Count the lines below that contain the word "seaborn" and give only the number.
_ _ _ _ _
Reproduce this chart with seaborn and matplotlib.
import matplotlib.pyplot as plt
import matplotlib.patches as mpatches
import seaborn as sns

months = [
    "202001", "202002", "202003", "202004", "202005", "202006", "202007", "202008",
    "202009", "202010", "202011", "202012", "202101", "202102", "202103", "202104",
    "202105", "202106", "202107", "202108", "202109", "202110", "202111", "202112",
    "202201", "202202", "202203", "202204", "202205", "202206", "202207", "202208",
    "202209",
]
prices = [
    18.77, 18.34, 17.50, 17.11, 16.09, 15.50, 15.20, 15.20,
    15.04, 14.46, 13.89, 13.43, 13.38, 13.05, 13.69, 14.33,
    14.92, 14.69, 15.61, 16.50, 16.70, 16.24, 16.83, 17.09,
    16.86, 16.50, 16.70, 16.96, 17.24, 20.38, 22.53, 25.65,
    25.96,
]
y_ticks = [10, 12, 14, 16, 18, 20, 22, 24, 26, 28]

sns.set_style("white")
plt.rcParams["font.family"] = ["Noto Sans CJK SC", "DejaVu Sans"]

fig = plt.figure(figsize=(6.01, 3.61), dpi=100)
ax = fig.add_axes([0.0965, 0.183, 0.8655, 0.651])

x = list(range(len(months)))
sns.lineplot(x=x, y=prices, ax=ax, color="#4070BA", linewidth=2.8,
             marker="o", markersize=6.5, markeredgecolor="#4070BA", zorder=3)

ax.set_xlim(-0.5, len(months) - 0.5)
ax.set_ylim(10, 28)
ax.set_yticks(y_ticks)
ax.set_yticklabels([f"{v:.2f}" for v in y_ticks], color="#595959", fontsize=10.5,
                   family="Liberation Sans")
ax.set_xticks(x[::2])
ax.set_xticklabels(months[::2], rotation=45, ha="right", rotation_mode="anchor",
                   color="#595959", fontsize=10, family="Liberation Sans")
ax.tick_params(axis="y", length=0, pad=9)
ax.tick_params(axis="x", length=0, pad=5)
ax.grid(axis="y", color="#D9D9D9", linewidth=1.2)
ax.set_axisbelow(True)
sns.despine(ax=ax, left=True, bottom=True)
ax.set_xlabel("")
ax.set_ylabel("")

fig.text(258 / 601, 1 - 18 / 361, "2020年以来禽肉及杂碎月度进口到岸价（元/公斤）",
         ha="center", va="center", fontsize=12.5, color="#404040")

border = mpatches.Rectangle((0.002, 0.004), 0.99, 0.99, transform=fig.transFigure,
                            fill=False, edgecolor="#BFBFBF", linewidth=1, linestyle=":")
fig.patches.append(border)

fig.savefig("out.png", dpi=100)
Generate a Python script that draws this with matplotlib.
_ _ _ _ _
(Result below):
2